Es curioso observar las veces que uno se pregunta si el hecho de cambiar un rumbo por decisión propia o mejorar una situación o alcanzar una dicha o lograr un porvenir mejor, inesperadamente, no sería puro fatalismo, o sea, fatalmente predeterminado. Quienes pensaran que cuanto les acontece está predeterminado por el fatalismo, incurrirán en el gravísimo error de creerse privilegiados del destino, de la suerte o de algún protector invisible.
Ahora bien; como es lógico admitir que no existe tal privilegio para nadie, pues de existir lo sería para todos, tendríamos que ese hecho no podría ser jamás atribuido a determinaciones ineludibles del hado. Si pensamos bien nos formularemos la siguiente pregunta: ¿Por virtud de qué mérito o prerrogativa, ese destino ignoto llamado fatalidad podría haber favorecido a un semejante? Suponer que ello es posible sería admitir la injusticia en las leyes supremas, las que, sobrentendido, nunca otorgan distinciones tan excepcionales.
Examinando, pues, el hecho con sensatez, aparece explicado con toda claridad que la fatalidad no existe más que para la imaginación de aquellos que se han obsesionado en creer que existe, del mismo modo que no hay fantasmas más que para aquellos que creen en ellos, y viven asustados constantemente viéndolos aparecer por todas partes.
Todo tiene una razón que es necesario encontrar para descubrir el porqué, la raíz de la cuestión. Es preciso acostumbrar a la inteligencia a discernir cada cosa, cada hecho o cada movimiento que represente o sea para la razón un motivo de juicio.
Ampliando el campo de la investigación se verá cuán necesario resulta hacer una revisión de muchos de los conceptos que en el mundo común, desde largo tiempo, han sido aceptados y que no contienen, por cierto, la verdad que se les atribuye. Si estando frente a un abismo nuestra razón nos dice que pereceremos si nos inclinamos sobre él y nos dejamos caer en la penumbra del mismo, deberemos retirarnos; pero si nos obstinamos en no ver el peligro y por tal descuido caemos, no debernos atribuir a la fatalidad el haber caído. La explicación es simple: no se ha hecho uso de la razón y se ha quedado a merced de una fuerza ciega que arrastró al abismo. Este principio es aplicable a todas las cosas.

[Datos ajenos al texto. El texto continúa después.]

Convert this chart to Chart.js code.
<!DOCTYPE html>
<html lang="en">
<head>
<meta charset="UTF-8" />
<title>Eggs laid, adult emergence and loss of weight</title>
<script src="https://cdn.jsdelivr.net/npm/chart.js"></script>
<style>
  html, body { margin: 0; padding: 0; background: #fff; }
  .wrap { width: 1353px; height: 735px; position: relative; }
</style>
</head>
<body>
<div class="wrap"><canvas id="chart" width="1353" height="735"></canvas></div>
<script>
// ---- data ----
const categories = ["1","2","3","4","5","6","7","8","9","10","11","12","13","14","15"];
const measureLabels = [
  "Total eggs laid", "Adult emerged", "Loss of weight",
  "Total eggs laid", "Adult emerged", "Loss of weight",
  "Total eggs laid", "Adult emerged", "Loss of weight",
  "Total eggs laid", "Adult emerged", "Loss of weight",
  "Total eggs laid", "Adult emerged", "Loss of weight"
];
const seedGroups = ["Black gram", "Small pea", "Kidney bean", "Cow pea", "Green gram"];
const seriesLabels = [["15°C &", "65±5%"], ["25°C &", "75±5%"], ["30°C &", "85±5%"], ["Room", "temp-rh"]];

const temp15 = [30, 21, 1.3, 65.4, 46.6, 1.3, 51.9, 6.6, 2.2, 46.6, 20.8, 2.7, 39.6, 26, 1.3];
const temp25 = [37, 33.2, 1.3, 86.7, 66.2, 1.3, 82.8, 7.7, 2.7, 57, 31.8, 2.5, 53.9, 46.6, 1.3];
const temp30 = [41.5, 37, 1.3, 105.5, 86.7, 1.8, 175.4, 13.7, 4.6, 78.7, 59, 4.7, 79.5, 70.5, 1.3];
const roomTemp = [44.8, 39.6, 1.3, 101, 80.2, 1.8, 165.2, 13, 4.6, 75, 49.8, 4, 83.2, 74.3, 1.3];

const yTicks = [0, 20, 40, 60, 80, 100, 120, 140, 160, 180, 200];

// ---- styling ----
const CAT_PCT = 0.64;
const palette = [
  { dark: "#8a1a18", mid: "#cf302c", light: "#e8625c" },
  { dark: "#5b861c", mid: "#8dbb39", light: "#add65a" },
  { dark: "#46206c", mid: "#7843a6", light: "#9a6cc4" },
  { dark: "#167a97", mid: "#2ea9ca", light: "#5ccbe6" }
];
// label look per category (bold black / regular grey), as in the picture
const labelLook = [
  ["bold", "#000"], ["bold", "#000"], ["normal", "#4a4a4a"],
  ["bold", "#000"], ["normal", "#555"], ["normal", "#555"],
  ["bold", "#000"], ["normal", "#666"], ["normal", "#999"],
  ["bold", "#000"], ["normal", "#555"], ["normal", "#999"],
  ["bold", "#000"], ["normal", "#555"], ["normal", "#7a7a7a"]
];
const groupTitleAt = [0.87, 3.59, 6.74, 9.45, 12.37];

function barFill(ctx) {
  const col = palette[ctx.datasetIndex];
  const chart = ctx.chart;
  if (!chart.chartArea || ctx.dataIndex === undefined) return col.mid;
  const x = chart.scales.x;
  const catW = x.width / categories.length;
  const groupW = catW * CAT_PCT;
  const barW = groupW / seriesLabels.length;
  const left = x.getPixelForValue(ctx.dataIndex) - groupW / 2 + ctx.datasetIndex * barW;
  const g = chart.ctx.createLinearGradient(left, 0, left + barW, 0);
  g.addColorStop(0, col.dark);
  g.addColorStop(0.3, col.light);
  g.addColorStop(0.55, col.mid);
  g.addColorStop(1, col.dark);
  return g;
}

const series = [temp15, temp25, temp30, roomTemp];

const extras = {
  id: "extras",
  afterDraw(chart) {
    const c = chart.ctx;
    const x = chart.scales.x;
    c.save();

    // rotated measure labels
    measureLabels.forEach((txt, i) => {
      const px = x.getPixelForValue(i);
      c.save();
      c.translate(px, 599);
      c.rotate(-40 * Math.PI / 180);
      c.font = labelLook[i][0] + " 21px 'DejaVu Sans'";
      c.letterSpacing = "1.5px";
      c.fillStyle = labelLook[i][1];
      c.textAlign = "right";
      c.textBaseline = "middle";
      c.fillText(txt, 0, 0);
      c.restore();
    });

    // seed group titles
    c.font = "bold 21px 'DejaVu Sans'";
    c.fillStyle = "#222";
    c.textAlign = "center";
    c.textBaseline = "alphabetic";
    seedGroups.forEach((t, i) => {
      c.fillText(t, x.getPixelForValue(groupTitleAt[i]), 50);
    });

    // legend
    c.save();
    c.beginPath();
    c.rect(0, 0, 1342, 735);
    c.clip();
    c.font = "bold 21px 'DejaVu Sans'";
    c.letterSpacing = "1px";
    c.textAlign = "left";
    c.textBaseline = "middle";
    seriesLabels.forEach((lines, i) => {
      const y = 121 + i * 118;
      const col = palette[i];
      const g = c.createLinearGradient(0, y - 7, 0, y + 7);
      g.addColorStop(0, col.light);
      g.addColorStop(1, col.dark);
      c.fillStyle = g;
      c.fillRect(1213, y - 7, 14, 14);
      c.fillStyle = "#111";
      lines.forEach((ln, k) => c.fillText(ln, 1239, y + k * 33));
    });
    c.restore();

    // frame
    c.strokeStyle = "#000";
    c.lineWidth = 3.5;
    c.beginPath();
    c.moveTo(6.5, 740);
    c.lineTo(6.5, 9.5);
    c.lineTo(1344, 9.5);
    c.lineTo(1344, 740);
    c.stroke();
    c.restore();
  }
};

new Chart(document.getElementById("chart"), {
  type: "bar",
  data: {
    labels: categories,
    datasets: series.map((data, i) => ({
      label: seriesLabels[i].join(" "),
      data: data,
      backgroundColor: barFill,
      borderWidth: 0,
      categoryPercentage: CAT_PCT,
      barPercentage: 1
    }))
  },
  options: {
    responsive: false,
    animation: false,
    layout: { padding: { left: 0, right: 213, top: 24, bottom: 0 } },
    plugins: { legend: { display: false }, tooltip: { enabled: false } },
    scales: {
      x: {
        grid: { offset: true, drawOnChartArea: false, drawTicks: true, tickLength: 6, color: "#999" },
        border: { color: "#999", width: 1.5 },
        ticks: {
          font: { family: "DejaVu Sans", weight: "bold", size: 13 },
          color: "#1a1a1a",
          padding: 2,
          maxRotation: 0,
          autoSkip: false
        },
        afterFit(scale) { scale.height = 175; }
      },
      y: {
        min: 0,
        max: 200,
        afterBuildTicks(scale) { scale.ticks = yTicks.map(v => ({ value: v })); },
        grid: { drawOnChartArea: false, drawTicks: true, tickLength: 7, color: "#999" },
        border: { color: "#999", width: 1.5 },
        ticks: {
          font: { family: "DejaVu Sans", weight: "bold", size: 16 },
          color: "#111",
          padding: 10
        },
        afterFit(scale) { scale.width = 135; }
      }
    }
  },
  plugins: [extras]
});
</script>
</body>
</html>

Queda, pues, evidenciado que el destino es factible de ser modificado; más aún, cada ser es responsable de su propio destino, sobre todo si se tiene en cuenta que éste es el resultado de sus hechos, pensamientos y palabras. ¿Pueden, acaso, tener el mismo destino dos personas de igual edad, medios y condición, si una alcanza por su consagración al estudio, al trabajo y dedicación a nobles fines, un alto sitial entre sus semejantes, y la otra expía tras las rejas sus desvíos? Afirmar que sí sería negar el libre albedrío y la voluntad, de la cual cada uno es dueño.

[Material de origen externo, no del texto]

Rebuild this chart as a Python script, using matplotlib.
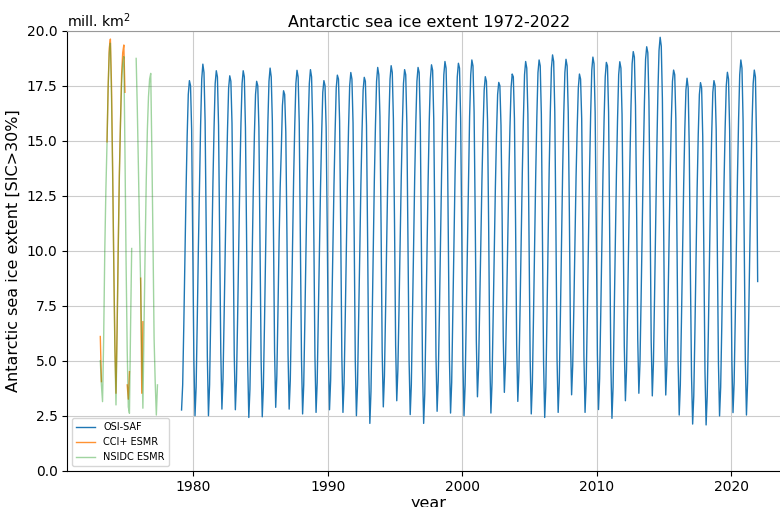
import numpy as np
import matplotlib
matplotlib.use("Agg")
import matplotlib.pyplot as plt

nan = np.nan

# OSI-SAF monthly extent (Jan..Dec), million km^2
osi_years = list(range(1979, 2022))
osi_monthly = [
    [nan, 2.76, 3.9, 6.6, 9.8, 12.7, 15.2, 17.1, 17.73, 17.5, 15.5, 10.4],
    [5.0, 2.50, 3.8, 6.8, 10.1, 13.0, 15.7, 17.8, 18.48, 18.1, 15.9, 10.9],
    [5.2, 2.50, 3.9, 6.9, 10.0, 13.1, 15.6, 17.6, 18.18, 17.9, 15.7, 10.6],
    [5.4, 2.80, 4.2, 7.1, 10.3, 13.2, 15.5, 17.4, 17.95, 17.7, 15.8, 11.1],
    [5.3, 2.77, 4.1, 6.9, 10.2, 13.3, 15.8, 17.6, 18.18, 17.9, 15.6, 10.7],
    [4.9, 2.42, 3.7, 6.5, 9.6, 12.8, 15.3, 17.1, 17.70, 17.5, 15.6, 10.5],
    [5.0, 2.45, 3.8, 6.7, 10.1, 13.2, 15.8, 17.7, 18.30, 17.9, 15.9, 10.9],
    [5.4, 2.88, 4.3, 7.2, 10.4, 12.9, 14.6, 16.6, 17.27, 17.1, 15.4, 10.8],
    [5.3, 2.80, 4.1, 7.0, 10.2, 13.3, 15.7, 17.6, 18.20, 17.9, 15.8, 10.7],
    [5.1, 2.58, 3.9, 6.8, 10.1, 13.2, 15.8, 17.6, 18.23, 17.9, 15.7, 10.8],
    [5.2, 2.65, 4.0, 6.9, 9.9, 12.9, 15.3, 17.2, 17.73, 17.5, 15.6, 10.9],
    [5.3, 2.77, 4.1, 7.0, 10.0, 13.0, 15.4, 17.4, 17.98, 17.8, 15.9, 11.0],
    [5.2, 2.65, 4.0, 6.8, 10.0, 13.1, 15.6, 17.5, 18.10, 17.8, 15.8, 10.8],
    [5.0, 2.50, 3.9, 6.8, 9.9, 13.0, 15.4, 17.3, 17.88, 17.7, 15.7, 10.5],
    [4.6, 2.15, 3.6, 6.6, 10.0, 13.2, 15.7, 17.7, 18.33, 18.0, 16.1, 11.2],
    [5.4, 2.90, 4.3, 7.2, 10.4, 13.4, 15.9, 17.8, 18.41, 18.1, 16.0, 11.3],
    [5.7, 3.18, 4.6, 7.3, 10.3, 13.3, 15.7, 17.6, 18.23, 18.0, 15.8, 10.6],
    [5.0, 2.55, 3.9, 6.9, 10.1, 13.3, 15.8, 17.7, 18.33, 18.1, 15.8, 10.3],
    [4.6, 2.15, 3.5, 6.6, 10.0, 13.2, 15.9, 17.8, 18.45, 18.2, 16.0, 10.9],
    [5.2, 2.70, 4.1, 7.0, 10.3, 13.5, 16.0, 18.0, 18.60, 18.3, 16.1, 10.8],
    [5.1, 2.62, 4.0, 7.0, 10.2, 13.4, 16.0, 17.9, 18.52, 18.3, 16.0, 10.9],
    [5.0, 2.50, 3.9, 7.0, 10.3, 13.5, 16.1, 18.0, 18.67, 18.4, 16.3, 11.5],
    [5.9, 3.36, 4.7, 7.4, 10.3, 13.2, 15.5, 17.3, 17.91, 17.7, 15.9, 11.1],
    [5.1, 2.62, 4.0, 6.9, 9.9, 12.9, 15.3, 17.1, 17.65, 17.5, 15.7, 11.6],
    [6.1, 3.56, 4.9, 7.5, 10.4, 13.3, 15.6, 17.4, 18.03, 17.9, 16.0, 11.3],
    [5.7, 3.15, 4.5, 7.3, 10.4, 13.5, 16.0, 18.0, 18.60, 18.3, 16.2, 10.9],
    [5.1, 2.58, 4.0, 7.0, 10.3, 13.5, 16.1, 18.1, 18.67, 18.4, 16.2, 10.7],
    [4.9, 2.42, 3.8, 6.9, 10.4, 13.7, 16.3, 18.3, 18.90, 18.6, 16.3, 11.0],
    [5.1, 2.65, 4.0, 7.0, 10.4, 13.6, 16.2, 18.1, 18.70, 18.4, 16.3, 11.7],
    [6.0, 3.45, 4.8, 7.4, 10.5, 13.4, 15.6, 17.4, 18.03, 17.8, 16.0, 11.0],
    [5.2, 2.65, 4.0, 7.0, 10.4, 13.6, 16.2, 18.2, 18.80, 18.5, 16.3, 11.1],
    [5.3, 2.78, 4.2, 7.1, 10.4, 13.5, 16.0, 17.9, 18.56, 18.4, 16.3, 10.8],
    [4.9, 2.38, 3.8, 6.9, 10.3, 13.5, 16.0, 18.0, 18.59, 18.3, 16.2, 11.4],
    [5.7, 3.18, 4.6, 7.5, 10.8, 14.0, 16.6, 18.5, 19.05, 18.8, 16.6, 11.9],
    [6.0, 3.52, 4.9, 7.8, 11.0, 14.2, 16.8, 18.7, 19.27, 19.0, 16.8, 12.0],
    [5.9, 3.40, 4.9, 7.9, 11.3, 14.5, 17.2, 19.1, 19.70, 19.3, 16.9, 11.8],
    [6.0, 3.44, 4.8, 7.5, 10.6, 13.6, 16.0, 17.7, 18.21, 18.0, 16.0, 10.7],
    [5.0, 2.53, 3.9, 6.8, 10.0, 13.0, 15.5, 17.3, 17.84, 17.4, 14.6, 8.9],
    [4.3, 2.12, 3.4, 6.3, 9.6, 12.8, 15.3, 17.1, 17.64, 17.4, 15.2, 9.8],
    [4.5, 2.08, 3.4, 6.3, 9.6, 12.8, 15.3, 17.2, 17.73, 17.5, 15.5, 10.1],
    [4.9, 2.49, 3.8, 6.6, 9.8, 13.1, 15.6, 17.5, 18.11, 17.8, 15.5, 10.2],
    [5.0, 2.64, 4.0, 6.9, 10.2, 13.4, 16.0, 18.0, 18.67, 18.3, 15.9, 10.5],
    [5.0, 2.53, 4.0, 6.9, 10.1, 13.3, 15.8, 17.6, 18.21, 17.9, 15.0, 8.6],
]

# ESMR monthly extent (Jan..Dec), million km^2
esmr_years = [1973, 1974, 1975, 1976, 1977]
cci_esmr_monthly = [
    [6.1, 4.05, nan, nan, nan, nan, 14.95, 17.45, 19.2, 19.62, 17.5, 13.8],
    [9.5, 5.8, 3.52, 6.5, 10.2, 13.5, 15.8, 18.0, 19.0, 19.35, 17.2, nan],
    [3.9, 3.25, 4.5, nan, nan, nan, nan, nan, nan, nan, nan, nan],
    [8.75, 3.52, 6.77, nan, nan, nan, nan, nan, nan, nan, nan, nan],
    [nan, nan, nan, nan, nan, nan, nan, nan, nan, nan, nan, nan],
]
nsidc_esmr_monthly = [
    [5.0, 3.9, 3.14, 6.0, 10.0, 12.8, 14.9, 17.4, 19.0, 19.43, 17.0, 13.5],
    [9.5, 5.5, 2.99, 6.3, 10.0, 13.3, 15.8, 17.6, 18.5, 18.82, 14.5, 9.5],
    [5.5, 2.9, 2.61, 6.5, 10.1, nan, nan, nan, 18.74, 16.5, 13.8, 11.0],
    [8.5, 5.5, 2.84, 6.5, 10.0, 13.2, 15.5, 17.0, 17.8, 18.06, 14.5, 10.5],
    [6.0, 4.0, 2.53, 3.9, nan, nan, nan, nan, nan, nan, nan, nan],
]

series_labels = ["OSI-SAF", "CCI+ ESMR", "NSIDC ESMR"]
x_ticks = [1980, 1990, 2000, 2010, 2020]
y_ticks = [0.0, 2.5, 5.0, 7.5, 10.0, 12.5, 15.0, 17.5, 20.0]


def to_series(years, rows, offset):
    t, v = [], []
    for y, row in zip(years, rows):
        for m, val in enumerate(row):
            t.append(y + (m + offset) / 12.0)
            v.append(val)
    return np.array(t), np.array(v)


t_osi, v_osi = to_series(osi_years, osi_monthly, 0.5)
t_cci, v_cci = to_series(esmr_years, cci_esmr_monthly, 1.0)
t_nsidc, v_nsidc = to_series(esmr_years, nsidc_esmr_monthly, 1.0)

fig = plt.figure(figsize=(7.8, 5.07), dpi=100)
ax = fig.add_axes([67.3 / 780, 36.3 / 507, 723.2 / 780, 440 / 507])

ax.plot(t_osi, v_osi, color="tab:blue", lw=1.0, label=series_labels[0])
ax.plot(t_cci, v_cci, color="tab:orange", lw=1.0, alpha=0.85, label=series_labels[1])
ax.plot(t_nsidc, v_nsidc, color="tab:green", lw=1.0, alpha=0.45, label=series_labels[2])

ax.set_xlim(1970.63, 2024.4)
ax.set_ylim(0, 20)
ax.set_xticks(x_ticks)
ax.set_yticks(y_ticks)
ax.set_yticklabels([f"{v:.1f}" for v in y_ticks])
ax.tick_params(labelsize=10)
ax.grid(True, color="#cccccc", lw=0.8)
ax.spines["top"].set_color("#999999")

ax.set_xlabel("year", fontsize=11.5, labelpad=1)
ax.set_ylabel("Antarctic sea ice extent [SIC>30%]", fontsize=11.5)
ax.set_title("Antarctic sea ice extent 1972-2022", fontsize=11.5, pad=3)
ax.set_title("mill. km$^2$", loc="left", fontsize=10.2, pad=3)

ax.legend(loc="lower left", fontsize=7)

fig.savefig("out.png", dpi=100)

Sin ir más allá, todo ser tiene trazado el itinerario que debe seguir diariamente. El que acude a cumplir con su obligación y luego de cesar ésta vuelve a su casa para descansar, sin preocuparse más allá, ahonda ese itinerario con los caracteres con que se graba su destino. Es sabido que quien debe ir a la Universidad, al taller o a cualquiera de las ocupaciones que tenga, realiza su destino diario, que se cumple porque el deber y las necesidades de la vida así se lo exigen. Pero fuera de esa obligación, y una vez colmada esa necesidad, podrá usar de su albedrío como mejor le convenga, dependiendo del aprovechamiento de sus horas libres, el destino que vaya forjando a través de sus edades. Si malgasta ese tiempo, si pasa las horas y los días vegetando, he ahí su destino común, sin ninguna variante; pero si opta por lo mejor, si utiliza su tiempo en ensanchar sus posibilidades y va cumpliendo etapas de progreso y de superación, su destino cambiará fundamentalmente.

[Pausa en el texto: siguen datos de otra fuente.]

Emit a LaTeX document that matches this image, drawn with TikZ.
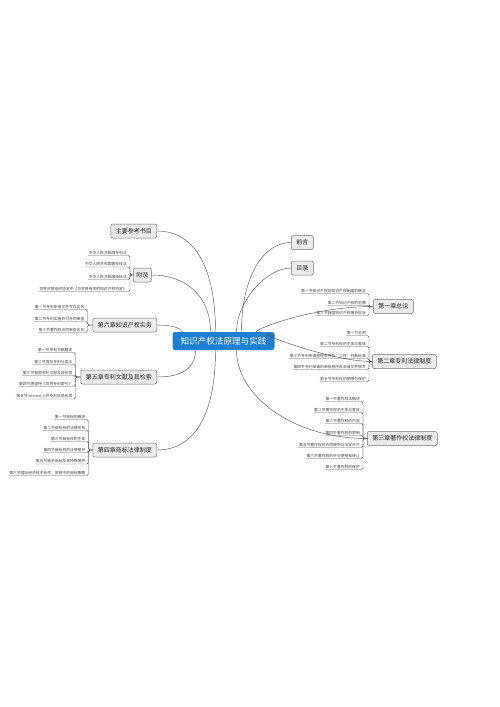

¿Ha jugado en esto algún papel la fatalidad? Ninguno. Ha obrado, simplemente, la libre voluntad individual, la libre elección. El destino del que no sabe queda limitado siempre a un lugar dentro del cual se mueve perezosamente. El destino del que sabe es, en cambio, un lugar muy amplio, donde puede moverse holgadamente; y ya lo ha expresado el saber logosófico en otras palabras: ese destino cambiado en sí mismo, aun puede multiplicarse abriendo el camino a los detrás.
No hay en el mundo un ser humano a quien le sea negado un sitio sobre la tierra. Dondequiera se coloque, ése es el sitio que él está ocupando en el mundo. Y nadie ha osado quitar a su semejante ese sitio. Hasta después de muerto, también se ocupa un sitio. De modo, pues, que cada uno tiene un pequeño espacio en el mundo que nadie puede quitarle, espacio que es posible trasladar dondequiera vaya, porque será siempre ése el que ocupe, y cuando sepa llenarlo con dignidad, es indudable que irá ampliándolo de tal manera que podrá ofrecer más luego, amplios sitios a los demás.